Reading Lolita in Tehran_ A Memoir in Books - Azar Nafisi [24]
No fact is more touching than Lolita’s utter helplessness. The very first morning after their painful (to Lo, putting on a brave show) and ecstatic (to Humbert) sexual encounter, she demands some money to call her mother. “Why can’t I call my mother if I want to?” “Because,” Humbert answers, “your mother is dead.” That night at the hotel, Lo and Humbert have separate rooms, but “in the middle of the night she came sobbing into mine, and we made it up very gently. You see, she had absolutely nowhere else to go.”
And this of course was the whole crux of the matter: she had nowhere else to go, and for two years, in dingy motels and byways, in his home or even in school, he forces her to consent to him.

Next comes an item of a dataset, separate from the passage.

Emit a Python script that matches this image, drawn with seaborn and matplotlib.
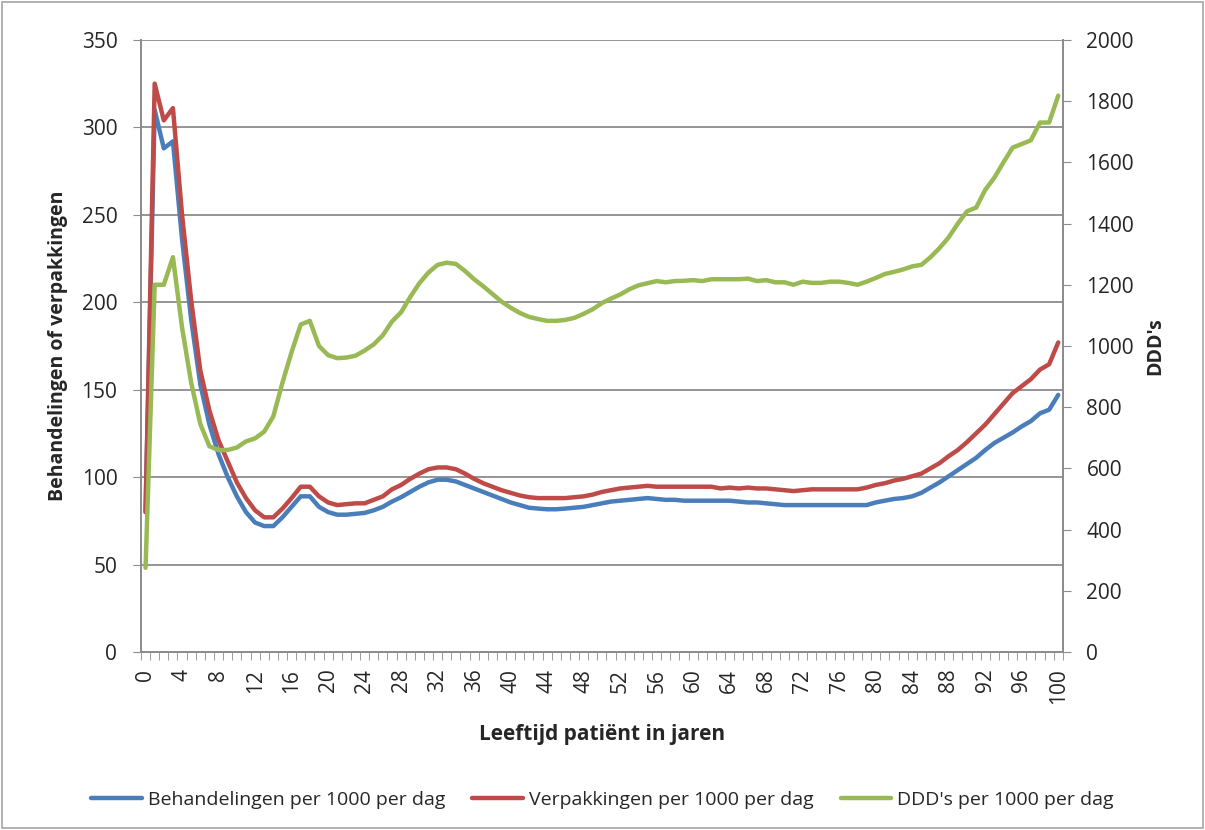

He prevents her from mixing with children her own age, watches over her so she never has boyfriends, frightens her into secrecy, bribes her with money for acts of sex, which he revokes when he has had his due.
Before the reader makes his judgment about either Humbert or our own blind censor, I must remind him that at some point Humbert addresses his audience as “Reader! Bruder!”—a reminder of a well-known line by Baudelaire, the preface to his book of poems Les Fleurs du Mal:—“Hypocrite lecteur,—mon semblable,—mon frère!”
14
Reaching for a pastry, Mitra says that something has been bothering her for some time. Why is it that stories like Lolita and Madame Bovary—stories that are so sad, so tragic—make us happy? Is it not sinful to feel pleasure when reading about something so terrible? Would we feel this way if we were to read about it in the newspapers or if it happened to us? If we were to write about our lives here in the Islamic Republic of Iran, should we make our readers happy?
That night, like many other nights, I took the class to bed with me. I felt I had not adequately answered Mitra’s question, and was tempted to call my magician and talk to him about our discussion. It was one of those rare nights when I was kept awake not by my nightmares and anxieties but by something exciting and exhilarating. Most nights I lay awake waiting for some unexpected disaster to descend on our house or for a telephone call that would give us the bad news about a friend or a relative. I think I somehow felt that as long as I was conscious, nothing bad could happen, that bad things would come in the middle of my dreams.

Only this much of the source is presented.